The FIRS boss further warned that the import parity pricing model, used to determine pump prices, often falls below cost recovery for local producers—especially during foreign exchange fluctuations—thereby threatening the viability of emerging refineries.
Adedeji emphasised that the government’s responsibility was to protect both consumers and domestic refiners from unfair market practices.
“This framework will discourage duty-free imports that undermine local producers and will foster fair competition in the downstream sector,” he said.
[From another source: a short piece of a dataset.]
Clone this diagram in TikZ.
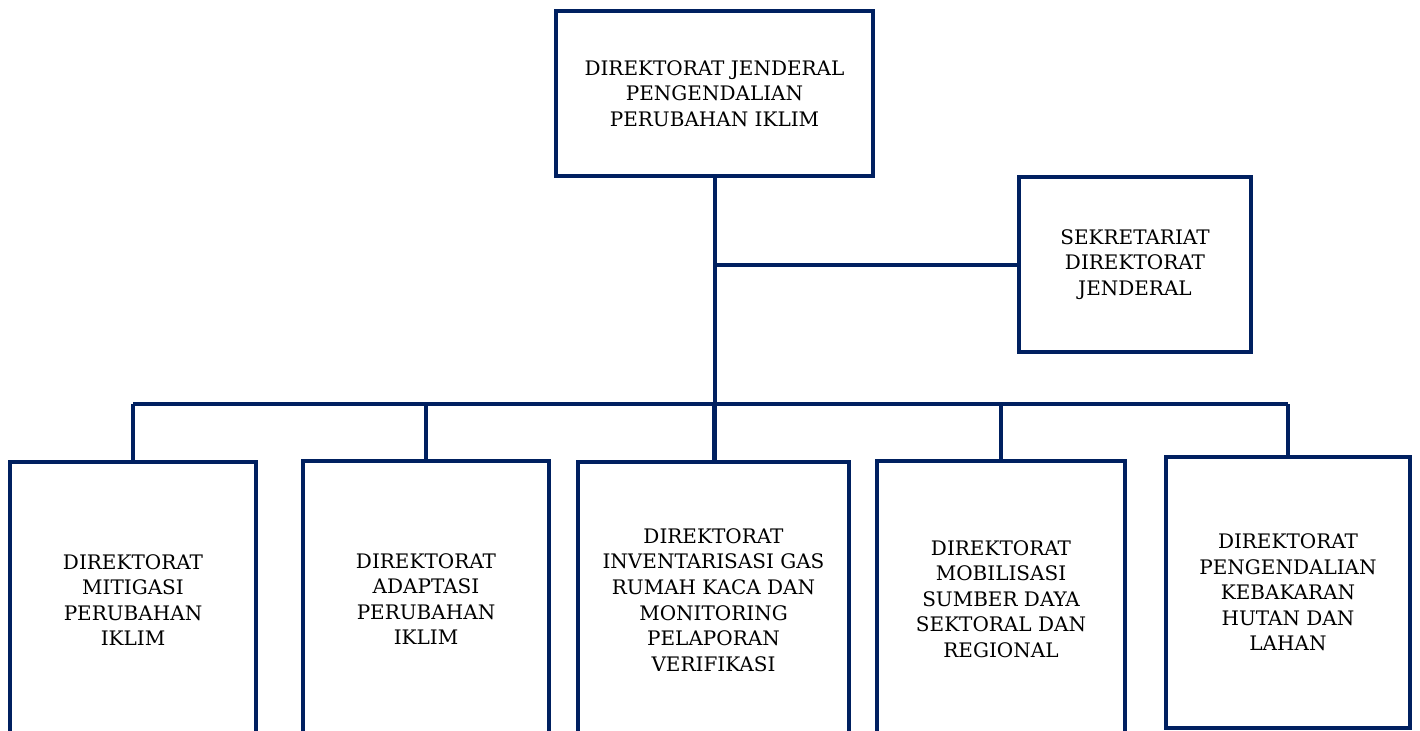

Projections in the letter suggest the 15 per cent import duty could raise the landing cost of petrol by about ₦99.72 per litre. Despite this, the expected pump price in Lagos is estimated at around ₦964.72 per litre ($0.62), still considerably lower than in neighbouring countries such as Senegal ($1.76), Côte d’Ivoire ($1.52), and Ghana ($1.37).
The policy forms part of Nigeria’s broader strategy to cut reliance on fuel imports and boost domestic production capacity. The 650,000 barrels-per-day Dangote Refinery has begun producing diesel and aviation fuel, while modular refineries in Edo, Rivers, and Imo states have also commenced small-scale petrol refining.
Nonetheless, imported petrol still accounts for roughly 67 per cent of national consumption, underscoring the importance of policies designed to strengthen local refining and stabilise the nation’s fuel market.